Stated task:
Nothing in the data should change when you return it, but leave the pictures out.
— START —
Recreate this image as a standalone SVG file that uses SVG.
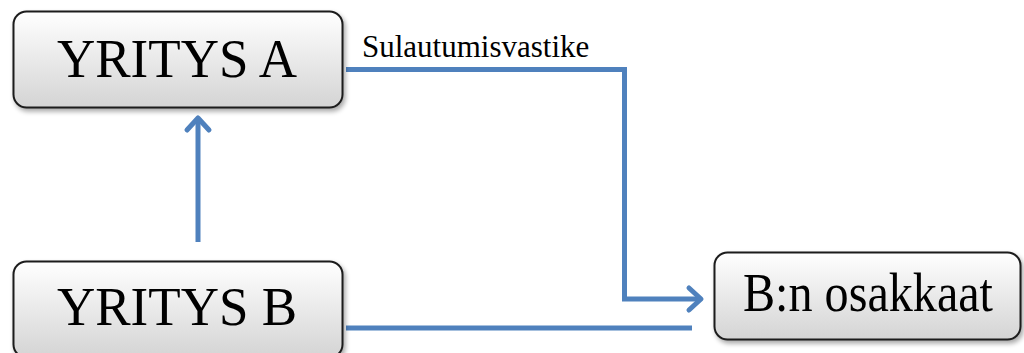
<svg xmlns="http://www.w3.org/2000/svg" width="1024" height="353" viewBox="0 0 1024 353">
  <style>
    .box { fill: url(#boxFill); stroke: #1c1c1c; stroke-width: 2; filter: url(#shadow); }
    .label { font-family: 'Liberation Serif', 'Times New Roman', Tinos, 'DejaVu Serif', serif; fill: #000; text-anchor: middle; }
    .big { font-size: 54px; }
    .small { font-size: 31px; text-anchor: start; }
    .link { fill: none; stroke: #4f81bd; stroke-width: 5; }
    .head { fill: none; stroke: #4f81bd; stroke-width: 5; stroke-linecap: round; stroke-linejoin: round; }
  </style>
  <defs>
    <linearGradient id="boxFill" x1="0" y1="0" x2="0" y2="1">
      <stop offset="0" stop-color="#ffffff"/>
      <stop offset="1" stop-color="#d4d4d4"/>
    </linearGradient>
    <filter id="shadow" x="-10%" y="-10%" width="130%" height="140%">
      <feGaussianBlur in="SourceAlpha" stdDeviation="2.5"/>
      <feOffset dx="2" dy="3" result="b"/>
      <feComponentTransfer><feFuncA type="linear" slope="0.35"/></feComponentTransfer>
      <feMerge><feMergeNode/><feMergeNode in="SourceGraphic"/></feMerge>
    </filter>
  </defs>

  <rect width="1024" height="353" fill="#ffffff"/>

  <g id="connectors">
    <!-- A -> shareholders of B (merger consideration) -->
    <polyline class="link" points="346,69.5 624.5,69.5 624.5,299 700,299"/>
    <polyline class="head" points="689,288 701,299 689,310"/>
    <!-- B -> shareholders of B -->
    <line class="link" x1="346" y1="328" x2="692" y2="328"/>
    <!-- B -> A -->
    <line class="link" x1="198" y1="242" x2="198" y2="120"/>
    <polyline class="head" points="187,130 198,118 209,130"/>
    <text class="label small" x="362" y="57" font-family="Liberation Serif, serif">Sulautumisvastike</text>
  </g>

  <g id="yritys-a">
    <rect class="box" x="13.5" y="11.5" width="329" height="96" rx="13"/>
    <text class="label big" x="177" y="77" font-family="Liberation Serif, serif" textLength="240" lengthAdjust="spacingAndGlyphs">YRITYS A</text>
  </g>

  <g id="yritys-b">
    <rect class="box" x="13.5" y="261.5" width="329" height="96" rx="13"/>
    <text class="label big" x="177" y="325" font-family="Liberation Serif, serif" textLength="240" lengthAdjust="spacingAndGlyphs">YRITYS B</text>
  </g>

  <g id="b-osakkaat">
    <rect class="box" x="714.5" y="252.5" width="306" height="87" rx="13"/>
    <text class="label big" x="868" y="311" font-family="Liberation Serif, serif" textLength="250" lengthAdjust="spacingAndGlyphs">B:n osakkaat</text>
  </g>
</svg>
— END —
Finished task:
Recreate this image as a standalone SVG file that uses SVG.
<svg xmlns="http://www.w3.org/2000/svg" width="1024" height="353" viewBox="0 0 1024 353">
  <style>
    .box { fill: url(#boxFill); stroke: #1c1c1c; stroke-width: 2; filter: url(#shadow); }
    .label { font-family: 'Liberation Serif', 'Times New Roman', Tinos, 'DejaVu Serif', serif; fill: #000; text-anchor: middle; }
    .big { font-size: 54px; }
    .small { font-size: 31px; text-anchor: start; }
    .link { fill: none; stroke: #4f81bd; stroke-width: 5; }
    .head { fill: none; stroke: #4f81bd; stroke-width: 5; stroke-linecap: round; stroke-linejoin: round; }
  </style>
  <defs>
    <linearGradient id="boxFill" x1="0" y1="0" x2="0" y2="1">
      <stop offset="0" stop-color="#ffffff"/>
      <stop offset="1" stop-color="#d4d4d4"/>
    </linearGradient>
    <filter id="shadow" x="-10%" y="-10%" width="130%" height="140%">
      <feGaussianBlur in="SourceAlpha" stdDeviation="2.5"/>
      <feOffset dx="2" dy="3" result="b"/>
      <feComponentTransfer><feFuncA type="linear" slope="0.35"/></feComponentTransfer>
      <feMerge><feMergeNode/><feMergeNode in="SourceGraphic"/></feMerge>
    </filter>
  </defs>

  <rect width="1024" height="353" fill="#ffffff"/>

  <g id="connectors">
    <!-- A -> shareholders of B (merger consideration) -->
    <polyline class="link" points="346,69.5 624.5,69.5 624.5,299 700,299"/>
    <polyline class="head" points="689,288 701,299 689,310"/>
    <!-- B -> shareholders of B -->
    <line class="link" x1="346" y1="328" x2="692" y2="328"/>
    <!-- B -> A -->
    <line class="link" x1="198" y1="242" x2="198" y2="120"/>
    <polyline class="head" points="187,130 198,118 209,130"/>
    <text class="label small" x="362" y="57" font-family="Liberation Serif, serif">Sulautumisvastike</text>
  </g>

  <g id="yritys-a">
    <rect class="box" x="13.5" y="11.5" width="329" height="96" rx="13"/>
    <text class="label big" x="177" y="77" font-family="Liberation Serif, serif" textLength="240" lengthAdjust="spacingAndGlyphs">YRITYS A</text>
  </g>

  <g id="yritys-b">
    <rect class="box" x="13.5" y="261.5" width="329" height="96" rx="13"/>
    <text class="label big" x="177" y="325" font-family="Liberation Serif, serif" textLength="240" lengthAdjust="spacingAndGlyphs">YRITYS B</text>
  </g>

  <g id="b-osakkaat">
    <rect class="box" x="714.5" y="252.5" width="306" height="87" rx="13"/>
    <text class="label big" x="868" y="311" font-family="Liberation Serif, serif" textLength="250" lengthAdjust="spacingAndGlyphs">B:n osakkaat</text>
  </g>
</svg>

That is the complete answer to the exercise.